• [To be done]: Write out, exactly as given, every line from the one holding "Write a web" to the one holding "var myChart = echarts.init(document.getElementById('main'));", including both.

• [Data section]:
━━━━━━
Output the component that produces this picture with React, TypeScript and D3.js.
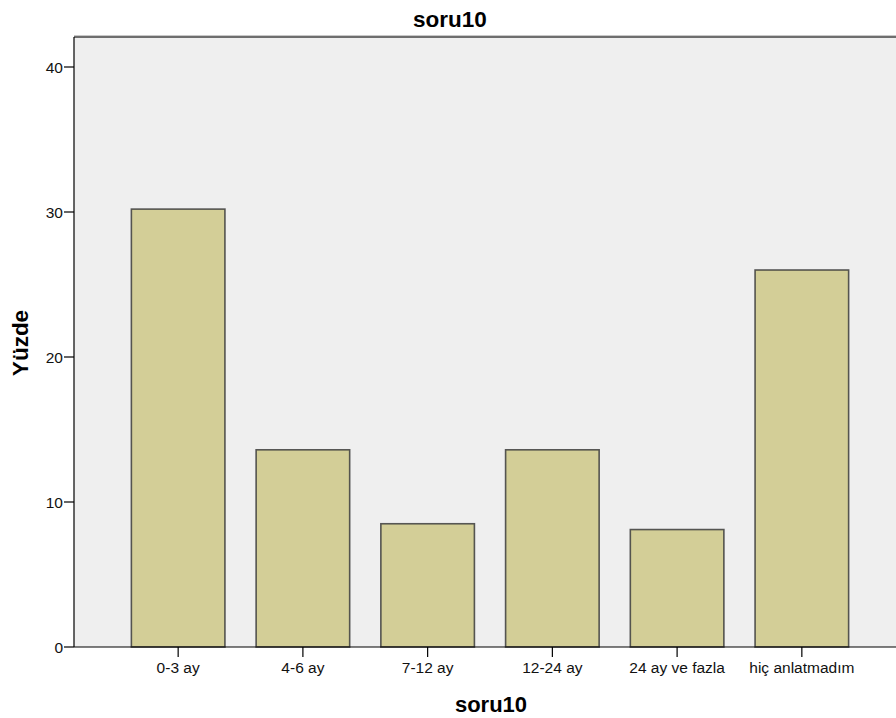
━━━━━━
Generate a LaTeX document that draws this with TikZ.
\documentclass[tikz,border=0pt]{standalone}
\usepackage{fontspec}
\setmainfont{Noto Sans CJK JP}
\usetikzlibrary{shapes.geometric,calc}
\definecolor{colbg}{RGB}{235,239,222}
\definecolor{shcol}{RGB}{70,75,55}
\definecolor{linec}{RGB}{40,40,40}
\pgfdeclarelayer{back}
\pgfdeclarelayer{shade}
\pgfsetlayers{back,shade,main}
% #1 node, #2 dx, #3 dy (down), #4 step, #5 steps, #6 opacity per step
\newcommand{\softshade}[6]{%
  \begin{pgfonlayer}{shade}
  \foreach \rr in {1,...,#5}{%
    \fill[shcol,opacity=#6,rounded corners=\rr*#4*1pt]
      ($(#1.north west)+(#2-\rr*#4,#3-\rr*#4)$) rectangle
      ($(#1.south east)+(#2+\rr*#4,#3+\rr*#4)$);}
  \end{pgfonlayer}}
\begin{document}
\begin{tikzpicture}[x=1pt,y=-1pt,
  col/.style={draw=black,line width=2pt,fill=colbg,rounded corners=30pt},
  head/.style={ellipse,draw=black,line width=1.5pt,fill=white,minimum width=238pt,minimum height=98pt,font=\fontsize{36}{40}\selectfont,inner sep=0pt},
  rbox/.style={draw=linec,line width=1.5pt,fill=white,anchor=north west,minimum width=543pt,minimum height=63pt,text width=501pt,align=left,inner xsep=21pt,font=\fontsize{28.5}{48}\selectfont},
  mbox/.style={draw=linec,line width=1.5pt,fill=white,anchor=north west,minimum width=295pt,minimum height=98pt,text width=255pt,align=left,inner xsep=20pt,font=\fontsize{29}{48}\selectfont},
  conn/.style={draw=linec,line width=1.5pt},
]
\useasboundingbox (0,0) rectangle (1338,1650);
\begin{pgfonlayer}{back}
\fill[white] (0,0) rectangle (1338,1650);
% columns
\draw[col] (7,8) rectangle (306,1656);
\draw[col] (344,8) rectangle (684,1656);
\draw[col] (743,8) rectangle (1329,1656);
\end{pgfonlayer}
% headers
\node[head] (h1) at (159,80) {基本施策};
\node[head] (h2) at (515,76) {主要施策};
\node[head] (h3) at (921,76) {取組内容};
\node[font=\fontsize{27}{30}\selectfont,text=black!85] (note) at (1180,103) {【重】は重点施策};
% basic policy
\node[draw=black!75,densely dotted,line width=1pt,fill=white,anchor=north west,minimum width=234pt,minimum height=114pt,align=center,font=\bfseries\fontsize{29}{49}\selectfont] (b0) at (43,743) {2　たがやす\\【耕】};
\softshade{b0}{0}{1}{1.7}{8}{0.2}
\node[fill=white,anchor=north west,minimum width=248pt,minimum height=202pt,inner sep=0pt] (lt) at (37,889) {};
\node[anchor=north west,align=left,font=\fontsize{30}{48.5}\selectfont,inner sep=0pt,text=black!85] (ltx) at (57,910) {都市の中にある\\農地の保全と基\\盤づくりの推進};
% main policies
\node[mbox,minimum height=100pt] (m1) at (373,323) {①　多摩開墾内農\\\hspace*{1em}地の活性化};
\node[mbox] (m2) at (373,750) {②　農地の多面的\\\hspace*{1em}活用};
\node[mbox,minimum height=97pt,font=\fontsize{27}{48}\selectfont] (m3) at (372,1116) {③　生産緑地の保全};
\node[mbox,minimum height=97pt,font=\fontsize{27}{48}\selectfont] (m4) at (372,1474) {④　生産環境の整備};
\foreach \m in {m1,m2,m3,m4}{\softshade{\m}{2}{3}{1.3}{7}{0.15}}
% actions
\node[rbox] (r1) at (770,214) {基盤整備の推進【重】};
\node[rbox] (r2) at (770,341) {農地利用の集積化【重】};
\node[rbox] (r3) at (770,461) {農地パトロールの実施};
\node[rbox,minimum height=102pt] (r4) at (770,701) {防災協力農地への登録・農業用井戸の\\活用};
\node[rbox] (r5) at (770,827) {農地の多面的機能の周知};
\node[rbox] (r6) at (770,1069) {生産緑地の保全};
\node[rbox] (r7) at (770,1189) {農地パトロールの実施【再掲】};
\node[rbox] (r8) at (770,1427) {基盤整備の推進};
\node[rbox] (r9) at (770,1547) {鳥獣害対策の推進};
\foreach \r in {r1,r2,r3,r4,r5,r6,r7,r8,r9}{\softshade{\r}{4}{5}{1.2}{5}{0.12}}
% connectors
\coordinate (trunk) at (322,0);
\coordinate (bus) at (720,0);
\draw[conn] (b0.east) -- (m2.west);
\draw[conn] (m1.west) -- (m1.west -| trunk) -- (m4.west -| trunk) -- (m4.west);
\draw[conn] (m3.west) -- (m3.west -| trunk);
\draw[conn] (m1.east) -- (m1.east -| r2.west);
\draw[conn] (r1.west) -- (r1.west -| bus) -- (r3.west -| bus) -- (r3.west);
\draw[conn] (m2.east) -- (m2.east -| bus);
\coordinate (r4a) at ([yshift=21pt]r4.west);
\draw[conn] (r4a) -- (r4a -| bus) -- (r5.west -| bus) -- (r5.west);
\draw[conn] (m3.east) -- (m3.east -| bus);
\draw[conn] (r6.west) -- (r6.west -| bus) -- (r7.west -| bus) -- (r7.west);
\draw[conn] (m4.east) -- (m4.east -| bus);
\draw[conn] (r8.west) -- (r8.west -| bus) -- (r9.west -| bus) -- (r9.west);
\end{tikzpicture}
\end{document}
━━━━━━
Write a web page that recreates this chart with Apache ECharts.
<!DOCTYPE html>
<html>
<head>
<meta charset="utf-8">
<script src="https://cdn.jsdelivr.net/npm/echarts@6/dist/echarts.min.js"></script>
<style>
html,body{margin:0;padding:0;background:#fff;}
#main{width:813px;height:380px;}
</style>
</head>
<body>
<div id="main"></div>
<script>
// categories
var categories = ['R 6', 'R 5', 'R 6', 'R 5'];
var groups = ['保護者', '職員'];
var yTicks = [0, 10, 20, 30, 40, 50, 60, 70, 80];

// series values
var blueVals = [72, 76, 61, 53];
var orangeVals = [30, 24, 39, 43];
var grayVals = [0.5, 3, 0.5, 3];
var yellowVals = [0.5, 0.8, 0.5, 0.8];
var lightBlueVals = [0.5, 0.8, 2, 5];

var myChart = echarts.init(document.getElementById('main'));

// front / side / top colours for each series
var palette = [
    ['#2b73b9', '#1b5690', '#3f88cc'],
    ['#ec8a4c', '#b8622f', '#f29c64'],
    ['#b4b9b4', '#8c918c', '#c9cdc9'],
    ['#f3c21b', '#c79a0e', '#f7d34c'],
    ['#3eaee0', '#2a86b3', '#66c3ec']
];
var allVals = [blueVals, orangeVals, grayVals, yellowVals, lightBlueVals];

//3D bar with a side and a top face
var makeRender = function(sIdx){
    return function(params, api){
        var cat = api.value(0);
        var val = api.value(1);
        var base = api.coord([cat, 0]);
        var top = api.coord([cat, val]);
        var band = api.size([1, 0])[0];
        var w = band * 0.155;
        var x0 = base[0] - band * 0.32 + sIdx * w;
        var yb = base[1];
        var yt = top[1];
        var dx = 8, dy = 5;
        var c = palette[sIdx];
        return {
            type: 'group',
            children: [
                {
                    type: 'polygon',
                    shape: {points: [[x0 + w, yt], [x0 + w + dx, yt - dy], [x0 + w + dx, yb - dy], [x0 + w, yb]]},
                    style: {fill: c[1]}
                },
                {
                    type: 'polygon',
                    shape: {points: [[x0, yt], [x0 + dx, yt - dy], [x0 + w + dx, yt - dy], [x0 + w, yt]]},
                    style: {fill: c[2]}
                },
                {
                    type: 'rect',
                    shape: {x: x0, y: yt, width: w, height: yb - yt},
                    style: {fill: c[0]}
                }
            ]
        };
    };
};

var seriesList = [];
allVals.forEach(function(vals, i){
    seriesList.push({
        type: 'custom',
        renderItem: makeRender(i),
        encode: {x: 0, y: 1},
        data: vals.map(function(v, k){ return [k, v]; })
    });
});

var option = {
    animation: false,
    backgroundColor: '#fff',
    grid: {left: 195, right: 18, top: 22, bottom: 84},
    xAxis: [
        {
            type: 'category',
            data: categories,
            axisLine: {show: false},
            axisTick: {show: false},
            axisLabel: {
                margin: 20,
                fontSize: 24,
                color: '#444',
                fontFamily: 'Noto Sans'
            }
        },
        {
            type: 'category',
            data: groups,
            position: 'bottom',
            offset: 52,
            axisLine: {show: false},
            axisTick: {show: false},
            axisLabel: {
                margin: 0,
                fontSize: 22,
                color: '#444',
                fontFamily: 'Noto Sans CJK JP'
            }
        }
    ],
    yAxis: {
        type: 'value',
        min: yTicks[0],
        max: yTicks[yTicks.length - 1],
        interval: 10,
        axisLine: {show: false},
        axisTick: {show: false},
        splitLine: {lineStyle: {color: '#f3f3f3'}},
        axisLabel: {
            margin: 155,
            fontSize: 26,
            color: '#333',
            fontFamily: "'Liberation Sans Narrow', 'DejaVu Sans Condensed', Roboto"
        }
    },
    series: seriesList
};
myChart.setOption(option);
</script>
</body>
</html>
━━━━━━
• [Exercise result]:
Write a web page that recreates this chart with Apache ECharts.
<!DOCTYPE html>
<html>
<head>
<meta charset="utf-8">
<script src="https://cdn.jsdelivr.net/npm/echarts@6/dist/echarts.min.js"></script>
<style>
html,body{margin:0;padding:0;background:#fff;}
#main{width:813px;height:380px;}
</style>
</head>
<body>
<div id="main"></div>
<script>
// categories
var categories = ['R 6', 'R 5', 'R 6', 'R 5'];
var groups = ['保護者', '職員'];
var yTicks = [0, 10, 20, 30, 40, 50, 60, 70, 80];

// series values
var blueVals = [72, 76, 61, 53];
var orangeVals = [30, 24, 39, 43];
var grayVals = [0.5, 3, 0.5, 3];
var yellowVals = [0.5, 0.8, 0.5, 0.8];
var lightBlueVals = [0.5, 0.8, 2, 5];

var myChart = echarts.init(document.getElementById('main'));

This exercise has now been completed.